The Wayne, New Jersey, native is the eighth-ranked player in his state, per Rivals.
The Badgers landed a tall, speedy receiver when Tommy McIntosh committed in late June.
The DeWitt, Michigan, native stands 6-foot-5 and weighs 200 pounds. He uses his body to shield off defenders at the point of the catch and does well catching the ball away from his body. His Hudl page lists a 4.47-second 40-yard dash time, and he has breakaway speed when he gets in the open field and can use his long strides.
A consensus three-star wide receiver chose the Badgers over offers from Cincinnati, Indiana, Iowa, Vanderbilt and Wake Forest.
UW beefed up its defensive front by landing defensive tackle Curtis Neal.

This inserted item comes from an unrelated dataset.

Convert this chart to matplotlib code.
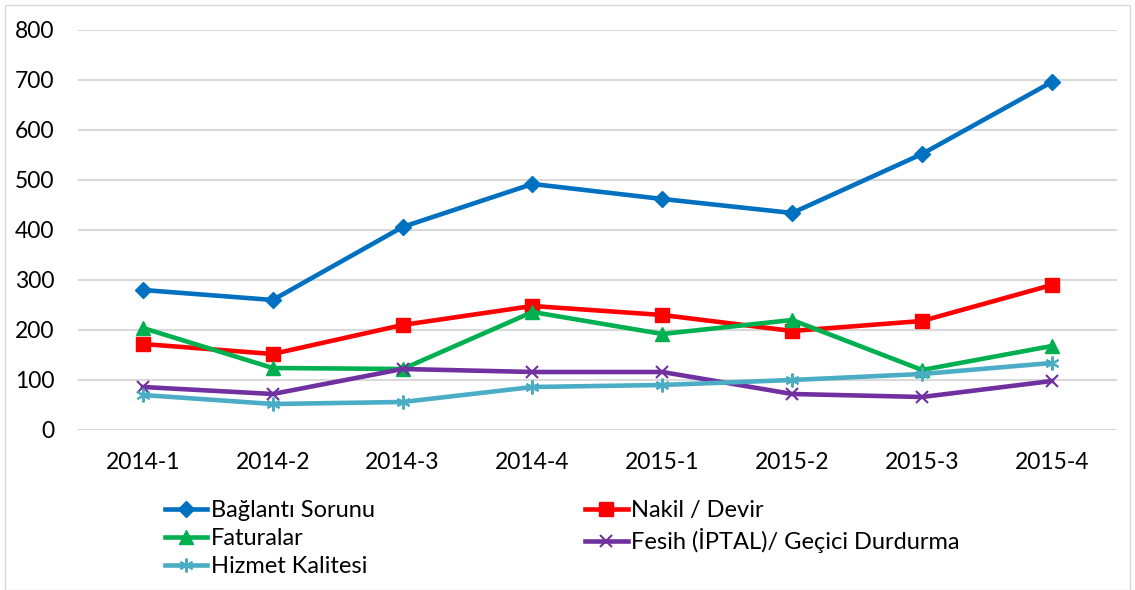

Neal — a 6-foot-2, 310-pounder — had more than 25 scholarship offers, and reportedly was deciding between UW and Ohio State at the end of his recruiting process. Neal is a product of William Amos Hough High School in Cornelius, North Carolina, where the Badgers found receiver Devin Chandler in last year’s cycle.
Neal, with his size and strength, likely fits best as a nose tackle in the Badgers’ 3-4 scheme.
Jim Leonhard may have found another rangy, smart cornerback to add to his secondary in Avyonne Jones, who committed in to UW in late June.
Jones — who hails from Southlake, Texas — was on campus the weekend of June 18 for an official visit and had narrowed an extensive offer list to UW and California. The 5-foot-11, 180-pound defensive back was previously committed to Oklahoma State, but retracted that commitment in late May.
With good recovery speed and a good feel for getting his hands between a receiver’s at the point of the catch, the consensus three-star prospect is a good fit for what UW cornerbacks coach Hank Poteat said he wants from his position group.
The Badgers landed the top-ranked player in Wisconsin for the sixth consecutive recruiting class when Joe Brunner committed the last week of June.
Brunner — a 6-foot-6, 300-pound prospect from Milwaukee who attends Whitefish Bay High School — is a consensus four-star recruit and a top-10 offensive tackle in the nation.
He held at least 16 Power Five scholarship offers, including ones from a majority of the Big Ten Conference, LSU, Notre Dame, Oregon and Tennessee.
VINNY ANTHONY IIUpdated
Receiver Vinny Anthony II — a consensus three-star prospect from Louisville, Kentucky — joined UW's class on June 30.
Possessing a good burst of speed and long arms that extend his catch radius, the 6-foot-1, 170-pound Anthony has a chance to play across the formation as a receiver.
Anthony chose UW over Cincinnati and Duke.
Austin Brown — who hails from Johnston City, Illinois, a small town outside of Carbondale — was considering offers from Boston College, Illinois, Michigan and Northwestern before choosing UW. The consensus three-star prospect had 21 known scholarship offers.
Brown committed to UW on the Fourth of July.
At 6-foot-1 and 195 pounds, he has a good frame already and his high school film shows a willingness to lay big hits and attack blockers. He also plays quarterback for Johnston City.